SOURCE MATERIAL -

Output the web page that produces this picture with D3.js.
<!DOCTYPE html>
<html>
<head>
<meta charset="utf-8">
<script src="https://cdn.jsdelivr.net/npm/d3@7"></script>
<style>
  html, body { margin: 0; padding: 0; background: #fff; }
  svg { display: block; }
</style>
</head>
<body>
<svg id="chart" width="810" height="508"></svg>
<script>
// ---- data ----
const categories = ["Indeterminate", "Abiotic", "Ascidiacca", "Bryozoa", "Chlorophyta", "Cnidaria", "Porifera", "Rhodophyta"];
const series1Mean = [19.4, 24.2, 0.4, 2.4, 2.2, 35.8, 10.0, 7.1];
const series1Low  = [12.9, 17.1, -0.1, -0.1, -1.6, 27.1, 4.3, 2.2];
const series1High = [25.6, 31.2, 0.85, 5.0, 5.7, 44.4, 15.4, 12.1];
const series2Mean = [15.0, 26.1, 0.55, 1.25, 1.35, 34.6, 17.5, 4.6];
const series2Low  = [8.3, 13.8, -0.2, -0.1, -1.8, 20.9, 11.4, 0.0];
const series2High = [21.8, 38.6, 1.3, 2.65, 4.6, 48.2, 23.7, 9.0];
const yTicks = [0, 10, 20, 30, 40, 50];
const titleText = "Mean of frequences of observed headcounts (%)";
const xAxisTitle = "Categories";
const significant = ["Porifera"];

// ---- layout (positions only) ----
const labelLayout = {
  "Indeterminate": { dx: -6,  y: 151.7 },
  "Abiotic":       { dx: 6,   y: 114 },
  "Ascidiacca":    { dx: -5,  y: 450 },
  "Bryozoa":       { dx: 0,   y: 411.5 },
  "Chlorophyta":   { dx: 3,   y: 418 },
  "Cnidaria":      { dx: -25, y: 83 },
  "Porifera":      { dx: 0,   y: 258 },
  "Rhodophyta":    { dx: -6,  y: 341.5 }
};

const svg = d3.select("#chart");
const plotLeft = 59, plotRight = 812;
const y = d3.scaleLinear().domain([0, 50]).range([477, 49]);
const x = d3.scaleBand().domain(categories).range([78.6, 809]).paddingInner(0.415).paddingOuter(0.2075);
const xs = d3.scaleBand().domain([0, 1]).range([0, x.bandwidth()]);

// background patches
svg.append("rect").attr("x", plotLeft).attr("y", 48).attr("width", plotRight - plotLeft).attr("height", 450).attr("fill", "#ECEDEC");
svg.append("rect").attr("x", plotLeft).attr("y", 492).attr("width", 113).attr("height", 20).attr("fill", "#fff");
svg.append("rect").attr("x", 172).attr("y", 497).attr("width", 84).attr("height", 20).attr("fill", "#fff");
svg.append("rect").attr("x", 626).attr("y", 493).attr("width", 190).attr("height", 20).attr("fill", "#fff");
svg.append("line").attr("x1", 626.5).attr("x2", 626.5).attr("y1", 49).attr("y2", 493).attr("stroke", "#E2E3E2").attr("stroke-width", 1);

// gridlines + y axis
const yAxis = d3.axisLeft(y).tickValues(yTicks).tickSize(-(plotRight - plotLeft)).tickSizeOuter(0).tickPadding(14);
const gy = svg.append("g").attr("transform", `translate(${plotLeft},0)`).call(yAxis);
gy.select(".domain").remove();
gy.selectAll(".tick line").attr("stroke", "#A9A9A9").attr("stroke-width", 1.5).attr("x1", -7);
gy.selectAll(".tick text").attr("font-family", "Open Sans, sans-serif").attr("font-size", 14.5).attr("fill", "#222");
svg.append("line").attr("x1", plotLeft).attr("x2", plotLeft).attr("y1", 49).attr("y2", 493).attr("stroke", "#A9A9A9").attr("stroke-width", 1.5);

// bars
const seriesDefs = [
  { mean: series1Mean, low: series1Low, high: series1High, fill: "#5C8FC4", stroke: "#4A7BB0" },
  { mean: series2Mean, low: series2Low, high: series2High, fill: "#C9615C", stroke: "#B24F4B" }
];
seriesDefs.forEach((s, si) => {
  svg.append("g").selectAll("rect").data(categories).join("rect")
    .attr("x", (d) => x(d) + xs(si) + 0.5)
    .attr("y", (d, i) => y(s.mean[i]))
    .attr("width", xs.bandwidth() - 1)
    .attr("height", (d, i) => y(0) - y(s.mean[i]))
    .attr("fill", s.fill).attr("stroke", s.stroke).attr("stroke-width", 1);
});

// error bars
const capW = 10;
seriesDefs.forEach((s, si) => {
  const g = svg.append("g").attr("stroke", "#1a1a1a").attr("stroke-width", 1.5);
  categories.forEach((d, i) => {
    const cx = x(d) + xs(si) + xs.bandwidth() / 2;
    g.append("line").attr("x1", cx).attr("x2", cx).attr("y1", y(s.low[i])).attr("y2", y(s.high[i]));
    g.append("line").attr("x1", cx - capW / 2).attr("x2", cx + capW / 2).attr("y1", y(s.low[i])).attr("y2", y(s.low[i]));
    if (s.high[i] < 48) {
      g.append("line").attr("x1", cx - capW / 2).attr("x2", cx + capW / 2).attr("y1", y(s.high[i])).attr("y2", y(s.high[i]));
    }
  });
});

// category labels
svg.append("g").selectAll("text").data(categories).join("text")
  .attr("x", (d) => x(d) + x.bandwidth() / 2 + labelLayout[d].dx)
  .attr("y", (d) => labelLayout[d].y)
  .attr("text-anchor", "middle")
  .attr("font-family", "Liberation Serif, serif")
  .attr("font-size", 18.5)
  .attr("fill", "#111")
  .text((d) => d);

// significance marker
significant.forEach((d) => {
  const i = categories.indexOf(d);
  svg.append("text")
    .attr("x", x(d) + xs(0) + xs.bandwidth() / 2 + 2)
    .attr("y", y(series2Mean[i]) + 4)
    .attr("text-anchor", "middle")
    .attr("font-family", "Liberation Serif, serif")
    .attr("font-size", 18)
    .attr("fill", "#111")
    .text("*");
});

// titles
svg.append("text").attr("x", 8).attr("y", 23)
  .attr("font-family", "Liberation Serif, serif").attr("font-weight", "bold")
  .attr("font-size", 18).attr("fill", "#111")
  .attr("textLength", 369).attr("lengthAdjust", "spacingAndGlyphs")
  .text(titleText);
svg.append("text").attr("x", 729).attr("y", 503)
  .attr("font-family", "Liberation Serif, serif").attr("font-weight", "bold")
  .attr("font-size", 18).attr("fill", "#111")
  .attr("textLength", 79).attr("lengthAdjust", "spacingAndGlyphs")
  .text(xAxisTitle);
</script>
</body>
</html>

WORK TO DO -
Reproduce the complete set of lines precisely as supplied.

FULL SOLUTION -
Output the web page that produces this picture with D3.js.
<!DOCTYPE html>
<html>
<head>
<meta charset="utf-8">
<script src="https://cdn.jsdelivr.net/npm/d3@7"></script>
<style>
  html, body { margin: 0; padding: 0; background: #fff; }
  svg { display: block; }
</style>
</head>
<body>
<svg id="chart" width="810" height="508"></svg>
<script>
// ---- data ----
const categories = ["Indeterminate", "Abiotic", "Ascidiacca", "Bryozoa", "Chlorophyta", "Cnidaria", "Porifera", "Rhodophyta"];
const series1Mean = [19.4, 24.2, 0.4, 2.4, 2.2, 35.8, 10.0, 7.1];
const series1Low  = [12.9, 17.1, -0.1, -0.1, -1.6, 27.1, 4.3, 2.2];
const series1High = [25.6, 31.2, 0.85, 5.0, 5.7, 44.4, 15.4, 12.1];
const series2Mean = [15.0, 26.1, 0.55, 1.25, 1.35, 34.6, 17.5, 4.6];
const series2Low  = [8.3, 13.8, -0.2, -0.1, -1.8, 20.9, 11.4, 0.0];
const series2High = [21.8, 38.6, 1.3, 2.65, 4.6, 48.2, 23.7, 9.0];
const yTicks = [0, 10, 20, 30, 40, 50];
const titleText = "Mean of frequences of observed headcounts (%)";
const xAxisTitle = "Categories";
const significant = ["Porifera"];

// ---- layout (positions only) ----
const labelLayout = {
  "Indeterminate": { dx: -6,  y: 151.7 },
  "Abiotic":       { dx: 6,   y: 114 },
  "Ascidiacca":    { dx: -5,  y: 450 },
  "Bryozoa":       { dx: 0,   y: 411.5 },
  "Chlorophyta":   { dx: 3,   y: 418 },
  "Cnidaria":      { dx: -25, y: 83 },
  "Porifera":      { dx: 0,   y: 258 },
  "Rhodophyta":    { dx: -6,  y: 341.5 }
};

const svg = d3.select("#chart");
const plotLeft = 59, plotRight = 812;
const y = d3.scaleLinear().domain([0, 50]).range([477, 49]);
const x = d3.scaleBand().domain(categories).range([78.6, 809]).paddingInner(0.415).paddingOuter(0.2075);
const xs = d3.scaleBand().domain([0, 1]).range([0, x.bandwidth()]);

// background patches
svg.append("rect").attr("x", plotLeft).attr("y", 48).attr("width", plotRight - plotLeft).attr("height", 450).attr("fill", "#ECEDEC");
svg.append("rect").attr("x", plotLeft).attr("y", 492).attr("width", 113).attr("height", 20).attr("fill", "#fff");
svg.append("rect").attr("x", 172).attr("y", 497).attr("width", 84).attr("height", 20).attr("fill", "#fff");
svg.append("rect").attr("x", 626).attr("y", 493).attr("width", 190).attr("height", 20).attr("fill", "#fff");
svg.append("line").attr("x1", 626.5).attr("x2", 626.5).attr("y1", 49).attr("y2", 493).attr("stroke", "#E2E3E2").attr("stroke-width", 1);

// gridlines + y axis
const yAxis = d3.axisLeft(y).tickValues(yTicks).tickSize(-(plotRight - plotLeft)).tickSizeOuter(0).tickPadding(14);
const gy = svg.append("g").attr("transform", `translate(${plotLeft},0)`).call(yAxis);
gy.select(".domain").remove();
gy.selectAll(".tick line").attr("stroke", "#A9A9A9").attr("stroke-width", 1.5).attr("x1", -7);
gy.selectAll(".tick text").attr("font-family", "Open Sans, sans-serif").attr("font-size", 14.5).attr("fill", "#222");
svg.append("line").attr("x1", plotLeft).attr("x2", plotLeft).attr("y1", 49).attr("y2", 493).attr("stroke", "#A9A9A9").attr("stroke-width", 1.5);

// bars
const seriesDefs = [
  { mean: series1Mean, low: series1Low, high: series1High, fill: "#5C8FC4", stroke: "#4A7BB0" },
  { mean: series2Mean, low: series2Low, high: series2High, fill: "#C9615C", stroke: "#B24F4B" }
];
seriesDefs.forEach((s, si) => {
  svg.append("g").selectAll("rect").data(categories).join("rect")
    .attr("x", (d) => x(d) + xs(si) + 0.5)
    .attr("y", (d, i) => y(s.mean[i]))
    .attr("width", xs.bandwidth() - 1)
    .attr("height", (d, i) => y(0) - y(s.mean[i]))
    .attr("fill", s.fill).attr("stroke", s.stroke).attr("stroke-width", 1);
});

// error bars
const capW = 10;
seriesDefs.forEach((s, si) => {
  const g = svg.append("g").attr("stroke", "#1a1a1a").attr("stroke-width", 1.5);
  categories.forEach((d, i) => {
    const cx = x(d) + xs(si) + xs.bandwidth() / 2;
    g.append("line").attr("x1", cx).attr("x2", cx).attr("y1", y(s.low[i])).attr("y2", y(s.high[i]));
    g.append("line").attr("x1", cx - capW / 2).attr("x2", cx + capW / 2).attr("y1", y(s.low[i])).attr("y2", y(s.low[i]));
    if (s.high[i] < 48) {
      g.append("line").attr("x1", cx - capW / 2).attr("x2", cx + capW / 2).attr("y1", y(s.high[i])).attr("y2", y(s.high[i]));
    }
  });
});

// category labels
svg.append("g").selectAll("text").data(categories).join("text")
  .attr("x", (d) => x(d) + x.bandwidth() / 2 + labelLayout[d].dx)
  .attr("y", (d) => labelLayout[d].y)
  .attr("text-anchor", "middle")
  .attr("font-family", "Liberation Serif, serif")
  .attr("font-size", 18.5)
  .attr("fill", "#111")
  .text((d) => d);

// significance marker
significant.forEach((d) => {
  const i = categories.indexOf(d);
  svg.append("text")
    .attr("x", x(d) + xs(0) + xs.bandwidth() / 2 + 2)
    .attr("y", y(series2Mean[i]) + 4)
    .attr("text-anchor", "middle")
    .attr("font-family", "Liberation Serif, serif")
    .attr("font-size", 18)
    .attr("fill", "#111")
    .text("*");
});

// titles
svg.append("text").attr("x", 8).attr("y", 23)
  .attr("font-family", "Liberation Serif, serif").attr("font-weight", "bold")
  .attr("font-size", 18).attr("fill", "#111")
  .attr("textLength", 369).attr("lengthAdjust", "spacingAndGlyphs")
  .text(titleText);
svg.append("text").attr("x", 729).attr("y", 503)
  .attr("font-family", "Liberation Serif, serif").attr("font-weight", "bold")
  .attr("font-size", 18).attr("fill", "#111")
  .attr("textLength", 79).attr("lengthAdjust", "spacingAndGlyphs")
  .text(xAxisTitle);
</script>
</body>
</html>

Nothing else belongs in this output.